Plus de huit millions et demi d’informations traitées, des centaines d’auditions, des milliers de pièces de procédure… et un soupçon de chance. La masse d’investigations pour retrouver le corps de Lina, adolescente disparue en Alsace, a été colossale pour les enquêteurs de la Gendarmerie.
« C’est une enquête un peu hors du commun par l’ampleur des investigations qu’elle a nécessitées », note ainsi le général Dominique Lambert, sous-directeur de la police judiciaire de la Gendarmerie nationale, au lendemain de l’annonce des résultats de l’autopsie, qui laissent supposer que la jeune fille a été étranglée. « Plus de 300 voitures ont fait l’objet d’une étude approfondie, dont une vingtaine des constatations de police technique très poussées. Il y a eu plus de 400 auditions, plus de 6.000 pièces de procédure, et la base de données d’analyse criminelle de ce dossier contient pratiquement 8 millions et demi d’informations, ce qui est énorme », explique-t-il lors d’un entretien à l’AFP.
« La pire hypothèse »
Lina, 15 ans, a disparu un samedi matin de septembre 2023 sur une petite route peu fréquentée près de chez elle, à Plaine (Bas-Rhin), commune boisée au pied des Vosges. Pour les enquêteurs « c’est la pire hypothèse », souligne le général Lambert, « celle du rôdeur de passage, qui n’était jamais passé dans le coin, qui n’y est jamais repassé, qui n’a aucun lien personnel, familial, amical quelconque dans le coin. »
« Pourquoi Samuel Gonin est-il passé à cet endroit-là, à ce moment-là ? Malheureusement, on ne le saura jamais ». Le principal suspect dans l’enlèvement et le meurtre de Lina, s’est en effet suicidé début juillet et ne pourra jamais répondre aux multiples questions en suspens. On ne saura jamais comment il a réussi à faire monter Lina dans sa voiture, qu’il avait volée auparavant en Allemagne. Une voiture qui va d’ailleurs être retrouvée près de Narbonne, où Samuel Gonin avait été arrêté en janvier 2024. La Ford Puma est restée des mois en fourrière.
« Beaucoup de travail et un peu de chance »
Ce véhicule est arrivé dans le radar des enquêteurs parce qu’il était passé dans le tunnel de Schirmeck, à quelques kilomètres du lieu de disparition de Lina, le matin des faits. Il a ainsi fait partie des centaines de véhicules vérifiés. Le propriétaire de la voiture volée avait été remboursé par son assurance, et « l’assureur allemand n’a pas récupéré le véhicule », relève M. Lambert. « C’est ça qui a fait que le véhicule a été laissé en déshérence dans cette fourrière. Dans une enquête comme ça, il faut beaucoup, beaucoup, beaucoup de travail, et puis un tout petit peu de chance à un moment ».

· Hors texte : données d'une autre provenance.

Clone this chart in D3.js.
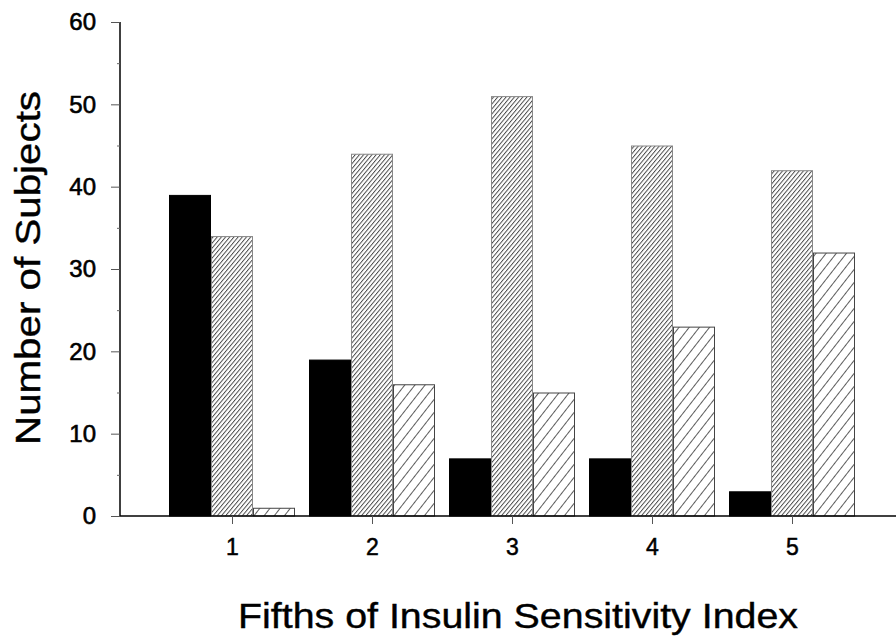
<!DOCTYPE html>
<html>
<head>
<meta charset="utf-8">
<script src="https://cdn.jsdelivr.net/npm/d3@7"></script>
<style>
  html, body { margin: 0; padding: 0; background: #fff; }
  svg { display: block; }
  text { font-family: Arial, "Liberation Sans", Helvetica, sans-serif; fill: #000; }
</style>
</head>
<body>
<svg id="chart" width="896" height="637"></svg>
<script>
// ---- data ----
const categories = ["1", "2", "3", "4", "5"];
const seriesNames = ["solid", "denseHatch", "sparseHatch"];
const solidValues = [39, 19, 7, 7, 3];
const denseHatchValues = [34, 44, 51, 45, 42];
const sparseHatchValues = [1, 16, 15, 23, 32];
const yTicks = [0, 10, 20, 30, 40, 50, 60];
const yMinorTicks = [5, 15, 25, 35, 45, 55];
const xTitle = "Fifths of Insulin Sensitivity Index";
const yTitle = "Number of Subjects";

const seriesValues = [solidValues, denseHatchValues, sparseHatchValues];

const svg = d3.select("#chart");

// patterns
const defs = svg.append("defs");
const dense = defs.append("pattern")
  .attr("id", "denseHatch").attr("patternUnits", "userSpaceOnUse")
  .attr("width", 3.2).attr("height", 3.2)
  .attr("patternTransform", "rotate(40)");
dense.append("rect").attr("width", 3.2).attr("height", 3.2).attr("fill", "#fff");
dense.append("line").attr("x1", 0.5).attr("y1", 0).attr("x2", 0.5).attr("y2", 3.2)
  .attr("stroke", "#3a3a3a").attr("stroke-width", 0.9);

const sparse = defs.append("pattern")
  .attr("id", "sparseHatch").attr("patternUnits", "userSpaceOnUse")
  .attr("width", 8).attr("height", 8)
  .attr("patternTransform", "rotate(38)");
sparse.append("rect").attr("width", 8).attr("height", 8).attr("fill", "#fff");
sparse.append("line").attr("x1", 0.5).attr("y1", 0).attr("x2", 0.5).attr("y2", 8)
  .attr("stroke", "#333").attr("stroke-width", 0.8);

const fills = { solid: "#000", denseHatch: "url(#denseHatch)", sparseHatch: "url(#sparseHatch)" };
const strokes = { solid: "#000", denseHatch: "#888", sparseHatch: "#444" };

// scales
const x0 = d3.scaleBand().domain(categories).range([162, 862])
  .paddingInner(0.1).paddingOuter(0.05);
const x1 = d3.scaleBand().domain(seriesNames).range([0, x0.bandwidth()]).padding(0);
const y = d3.scaleLinear().domain([0, 60]).range([516, 22]);

// bars
const groups = svg.append("g").selectAll("g")
  .data(categories)
  .join("g")
  .attr("transform", d => `translate(${x0(d)},0)`);

groups.selectAll("rect")
  .data((c, i) => seriesNames.map((s, j) => ({ s, v: seriesValues[j][i] })))
  .join("rect")
  .attr("x", d => x1(d.s) + 0.5)
  .attr("y", d => y(d.v) + 0.5)
  .attr("width", x1.bandwidth() - 1)
  .attr("height", d => y(0) - y(d.v) - 0.5)
  .attr("fill", d => fills[d.s])
  .attr("stroke", d => strokes[d.s])
  .attr("stroke-width", 1);

// y axis
const yAxis = svg.append("g").attr("transform", "translate(120,0)")
  .call(d3.axisLeft(y).tickValues(yTicks).tickSize(9).tickPadding(15).tickFormat(d3.format("d")));
yAxis.attr("font-size", 24);
yAxis.select(".domain").attr("stroke", "#000").attr("stroke-width", 1.5)
  .attr("d", `M0,${y(60)}V${y(0)}`);
yAxis.selectAll(".tick line").attr("stroke", "#555").attr("stroke-width", 1);
yAxis.selectAll(".tick text").attr("font-size", 24)
  .attr("font-family", "Arial, 'Liberation Sans', sans-serif")
  .attr("stroke", "#000").attr("stroke-width", 0.6);

const yMinor = svg.append("g").attr("transform", "translate(120,0)")
  .call(d3.axisLeft(y).tickValues(yMinorTicks).tickSize(3).tickFormat(""));
yMinor.select(".domain").remove();
yMinor.selectAll(".tick line").attr("stroke", "#666").attr("stroke-width", 1);

// x axis
const xCenters = d3.scalePoint().domain(categories)
  .range([x0(categories[0]) + x0.bandwidth() / 2, x0(categories[4]) + x0.bandwidth() / 2]);
const xAxis = svg.append("g").attr("transform", `translate(0,${y(0)})`)
  .call(d3.axisBottom(xCenters).tickSize(8).tickPadding(15));
xAxis.attr("font-size", 23);
xAxis.select(".domain").attr("stroke", "#000").attr("stroke-width", 1.5)
  .attr("d", "M120,0H896");
xAxis.selectAll(".tick line").attr("stroke", "#555").attr("stroke-width", 1);
xAxis.selectAll(".tick text").attr("font-size", 23)
  .attr("font-family", "Arial, 'Liberation Sans', sans-serif")
  .attr("stroke", "#000").attr("stroke-width", 0.5);

// titles
svg.append("text")
  .attr("x", 518).attr("y", 628)
  .attr("text-anchor", "middle")
  .attr("font-size", 35)
  .attr("stroke", "#000").attr("stroke-width", 0.4)
  .attr("textLength", 560).attr("lengthAdjust", "spacingAndGlyphs")
  .text(xTitle);

svg.append("text")
  .attr("transform", "translate(40,268) rotate(-90)")
  .attr("text-anchor", "middle")
  .attr("font-size", 35)
  .attr("stroke", "#000").attr("stroke-width", 0.4)
  .attr("textLength", 354).attr("lengthAdjust", "spacingAndGlyphs")
  .text(yTitle);
</script>
</body>
</html>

« Le coup de chance dans ce dossier, c’est que la voiture n’a pas été réclamée par l’assureur et qu’elle est restée en fourrière. Sinon cette piste-là n’aurait jamais abouti: sans la voiture, on n’aurait pas pu établir de lien objectif entre Samuel Gonin et les faits. »
L’homme, qui avait sombré dans une vie de drogue et d’errance, « avait travaillé chez Ford pendant un temps » et connaissait donc bien ce modèle qu’il avait volé. Il en avait d’ailleurs désactivé le système de géolocalisation. « C’est aussi ça qui a retardé l’identification de la voiture », poursuit M. Lambert. Mais grâce au système multimédia embarqué, les enquêteurs disposent de points de passage et d’arrêt du véhicule, à défaut de son parcours précis.
Recherches extrêmement méticuleuses
Des recherches poussées sont ainsi menées dans plusieurs endroits où Samuel Gonin s’est arrêté après la disparition de Lina, avant que le corps ne soit finalement découvert dans un petit cours d’eau, près de Nevers, à près de 500 kilomètres de chez elle.
« Le corps était dissimulé dans le lit d’une rivière. Il était très difficile à voir. Mais les recherches sur les différents points d’arrêt de la voiture ont été extrêmement méticuleuses », insiste le général Lambert. « Les enquêteurs qui l’ont trouvé sont ceux qui progressaient dans le cours d’eau. On peut penser que le corps était à cet endroit-là depuis le début. »
Les investigations sont maintenant presque achevées: « Il reste à terminer de mettre en forme la procédure. Il y a quelques ultimes vérifications en cours sur la voiture. De toutes façons, on ne pourra pas aller beaucoup plus loin en l’absence de possibilité d’avoir plus de détails de la part de M. Gonin », regrette le général Lambert.